Source code of charts:
+ + +
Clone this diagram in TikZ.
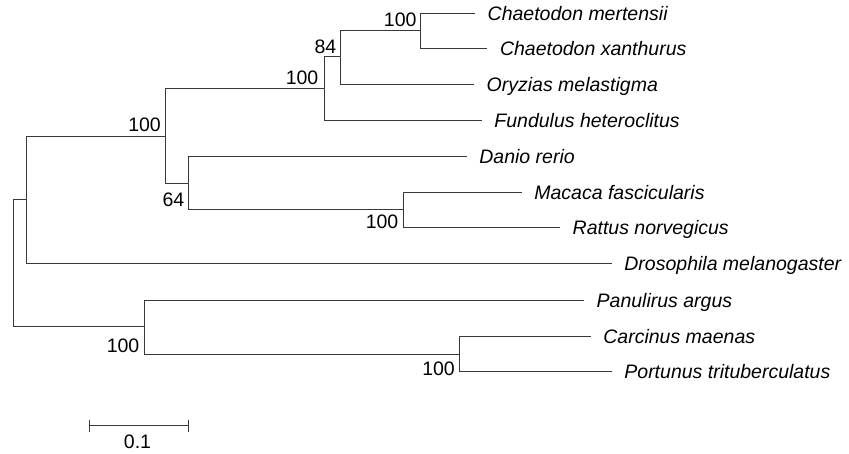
\documentclass[tikz,border=0pt]{standalone}
\usepackage{fontspec}
\setmainfont{Liberation Sans}
\begin{document}
\begin{tikzpicture}[x=1pt,y=-1pt,
  branch/.style={draw=black!78,line width=1.25pt},
  taxon/.style={anchor=base west,inner sep=0pt,xshift=12.5pt,yshift=-6.8pt,
    font=\fontsize{19.5}{22}\selectfont\itshape},
  boot/.style={anchor=base east,inner sep=0pt,font=\fontsize{19.5}{22}\selectfont},
  scaletxt/.style={anchor=base,inner sep=0pt,font=\fontsize{19.5}{22}\selectfont}]
\useasboundingbox (0,0) rectangle (849,453);

% internal nodes
\coordinate (root) at (13.5,263.5);
\coordinate (nA) at (26.5,199.5);
\coordinate (nB) at (165.5,136.5);
\coordinate (nC) at (324.5,88.5);
\coordinate (nD) at (340.5,56.5);
\coordinate (nE) at (420.5,30.5);
\coordinate (nF) at (188.5,183.5);
\coordinate (nG) at (403.5,209.5);
\coordinate (nH) at (144.5,326.5);
\coordinate (nI) at (459.5,354.5);

% leaf tips
\coordinate (mer) at (475,13.5);
\coordinate (xan) at (487.3,48.5);
\coordinate (ory) at (474,84.5);
\coordinate (fun) at (481.7,120.5);
\coordinate (dan) at (466.7,156.5);
\coordinate (mac) at (521.7,192.5);
\coordinate (rat) at (560,227.5);
\coordinate (dro) at (611.7,263.5);
\coordinate (pan) at (584,300.5);
\coordinate (car) at (590.7,336.5);
\coordinate (por) at (611.7,371.5);

% branches
\draw[branch] (nA) -| (root) |- (nH);
\draw[branch] (nB) -| (nA) |- (dro);
\draw[branch] (nC) -| (nB) |- (nF);
\draw[branch] (nD) -| (nC) |- (fun);
\draw[branch] (nE) -| (nD) |- (ory);
\draw[branch] (mer) -| (nE) |- (xan);
\draw[branch] (dan) -| (nF) |- (nG);
\draw[branch] (mac) -| (nG) |- (rat);
\draw[branch] (pan) -| (nH) |- (nI);
\draw[branch] (car) -| (nI) |- (por);

% taxon names
\node[taxon] (tmer) at (mer) {Chaetodon mertensii};
\node[taxon] (txan) at (xan) {Chaetodon xanthurus};
\node[taxon] (tory) at (ory) {Oryzias melastigma};
\node[taxon] (tfun) at (fun) {Fundulus heteroclitus};
\node[taxon] (tdan) at (dan) {Danio rerio};
\node[taxon] (tmac) at (mac) {Macaca fascicularis};
\node[taxon] (trat) at (rat) {Rattus norvegicus};
\node[taxon] (tdro) at (dro) {Drosophila melanogaster};
\node[taxon] (tpan) at (pan) {Panulirus argus};
\node[taxon] (tcar) at (car) {Carcinus maenas};
\node[taxon] (tpor) at (por) {Portunus trituberculatus};

% bootstrap support values
\node[boot] (bB) at (161,131.5) {100};
\node[boot] (bC) at (318.5,84) {100};
\node[boot] (bD) at (336.5,53.3) {84};
\node[boot] (bE) at (416.7,26.7) {100};
\node[boot] (bF) at (184.5,206) {64};
\node[boot] (bG) at (398.5,228.5) {100};
\node[boot] (bH) at (139.5,352.3) {100};
\node[boot] (bI) at (455,375.7) {100};

% scale bar
\coordinate (sbl) at (89.5,425.5);
\coordinate (sbr) at (188.5,425.5);
\draw[branch] (sbl) -- (sbr);
\draw[branch] ([yshift=6pt]sbl) -- ([yshift=-6pt]sbl);
\draw[branch] ([yshift=6pt]sbr) -- ([yshift=-6pt]sbr);
\node[scaletxt] (sbt) at (137.5,448.3) {0.1};
\end{tikzpicture}
\end{document}
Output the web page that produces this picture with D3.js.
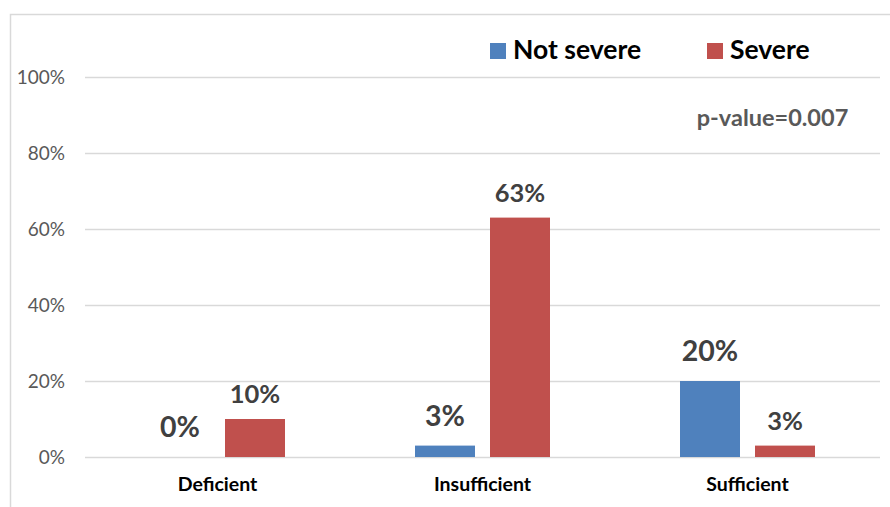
<!DOCTYPE html>
<html>
<head>
<meta charset="utf-8">
<script src="https://cdn.jsdelivr.net/npm/d3@7/dist/d3.min.js"></script>
<style>
  html, body { margin: 0; padding: 0; background: #fff; }
  svg { display: block; }
</style>
</head>
<body>
<svg id="chart" width="890" height="507"></svg>
<script>
// Share of cases by vitamin status, split by severity
const categories = ["Deficient", "Insufficient", "Sufficient"];
const seriesNames = ["Not severe", "Severe"];
const notSevere = [0, 3, 20];
const severe = [10, 63, 3];
const yTicks = [0, 20, 40, 60, 80, 100];
const pValueText = "p-value=0.007";

const colors = { "Not severe": "#4F81BD", "Severe": "#C0504D" };
const font = "Lato, 'Open Sans', sans-serif";

const svg = d3.select("#chart");
const W = 890, H = 507;
const plot = { left: 85, right: 880, top: 77, bottom: 457 };

// chart frame
svg.append("rect")
  .attr("x", 10.5).attr("y", 14.5)
  .attr("width", W).attr("height", H)
  .attr("fill", "none").attr("stroke", "#d9d9d9").attr("stroke-width", 1.5);

const x = d3.scaleBand().domain(categories).range([plot.left, plot.right]);
const xs = d3.scaleBand().domain(seriesNames).range([-67.5, 67.5]).paddingInner(0.2);
const y = d3.scaleLinear().domain([0, 100]).range([plot.bottom, plot.top]);

// gridlines
svg.append("g").selectAll("line").data(yTicks).join("line")
  .attr("x1", plot.left).attr("x2", plot.right)
  .attr("y1", d => Math.round(y(d)) + 0.5).attr("y2", d => Math.round(y(d)) + 0.5)
  .attr("stroke", "#d9d9d9").attr("stroke-width", 1.5);

// y axis labels
const yAxis = d3.axisLeft(y).tickValues(yTicks).tickFormat(d => d + "%").tickSize(0).tickPadding(20);
const gy = svg.append("g").attr("transform", `translate(${plot.left},0)`).call(yAxis);
gy.select(".domain").remove();
gy.selectAll("text").attr("font-family", font).attr("font-size", 19).attr("fill", "#595959");

// x axis labels
const xAxis = d3.axisBottom(x).tickSize(0).tickPadding(20);
const gx = svg.append("g").attr("transform", `translate(0,${plot.bottom})`).call(xAxis);
gx.select(".domain").remove();
gx.selectAll("text").attr("font-family", font).attr("font-size", 19.5)
  .attr("font-weight", "bold").attr("fill", "#000");

// bars
const rows = [];
categories.forEach((c, i) => {
  rows.push({ cat: c, s: "Not severe", v: notSevere[i] });
  rows.push({ cat: c, s: "Severe", v: severe[i] });
});
const cx = d => x(d.cat) + x.bandwidth() / 2 + xs(d.s);

svg.append("g").selectAll("rect").data(rows.filter(d => d.v > 0)).join("rect")
  .attr("x", cx).attr("width", xs.bandwidth())
  .attr("y", d => y(d.v)).attr("height", d => y(0) - y(d.v))
  .attr("fill", d => colors[d.s]);

// value labels
svg.append("g").selectAll("text").data(rows).join("text")
  .attr("x", d => cx(d) + xs.bandwidth() / 2)
  .attr("y", d => y(d.v) - (d.s === "Not severe" ? 20 : 16))
  .attr("text-anchor", "middle")
  .attr("font-family", font).attr("font-weight", "bold")
  .attr("font-size", d => d.s === "Not severe" ? 28.5 : 25.5)
  .attr("fill", "#404040")
  .text(d => d.v + "%");

// legend
const legend = svg.append("g");
const legendX = [490, 707];
seriesNames.forEach((s, i) => {
  const g = legend.append("g").attr("transform", `translate(${legendX[i]},43)`);
  g.append("rect").attr("width", 16).attr("height", 16).attr("fill", colors[s]);
  g.append("text").attr("x", 23).attr("y", 16)
    .attr("font-family", font).attr("font-weight", "bold").attr("font-size", 26.5)
    .attr("fill", "#000").text(s);
});

// p-value note
svg.append("text").attr("x", 772.5).attr("y", 126).attr("text-anchor", "middle")
  .attr("font-family", font).attr("font-weight", "bold").attr("font-size", 23.5)
  .attr("fill", "#595959").text(pValueText);
</script>
</body>
</html>
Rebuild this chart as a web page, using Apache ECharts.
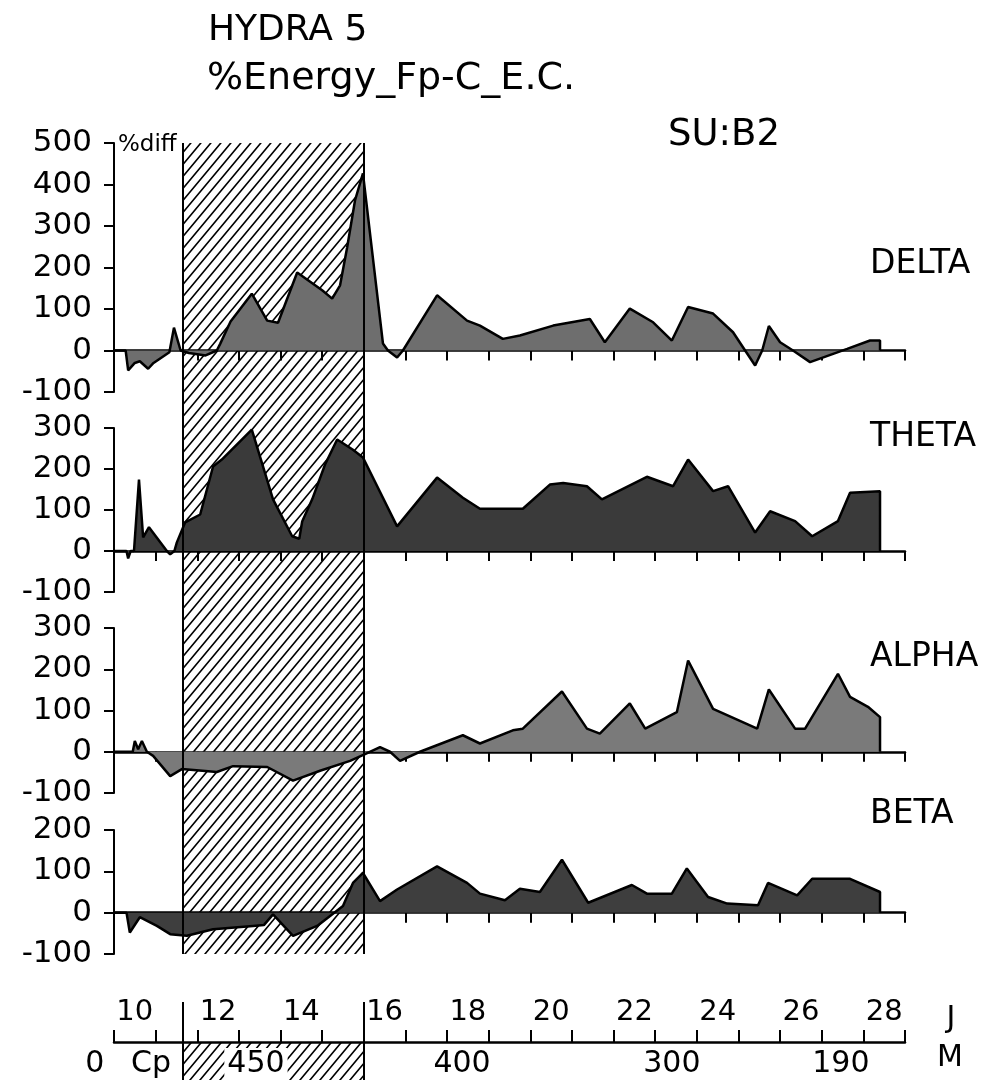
+ + +
From the first line above through the line containing "(0,0) rectangle (849,453);", copy everything exactly, without the pictures.

■ **Correct result**:
Clone this diagram in TikZ.
\documentclass[tikz,border=0pt]{standalone}
\usepackage{fontspec}
\setmainfont{Liberation Sans}
\begin{document}
\begin{tikzpicture}[x=1pt,y=-1pt,
  branch/.style={draw=black!78,line width=1.25pt},
  taxon/.style={anchor=base west,inner sep=0pt,xshift=12.5pt,yshift=-6.8pt,
    font=\fontsize{19.5}{22}\selectfont\itshape},
  boot/.style={anchor=base east,inner sep=0pt,font=\fontsize{19.5}{22}\selectfont},
  scaletxt/.style={anchor=base,inner sep=0pt,font=\fontsize{19.5}{22}\selectfont}]
\useasboundingbox (0,0) rectangle (849,453);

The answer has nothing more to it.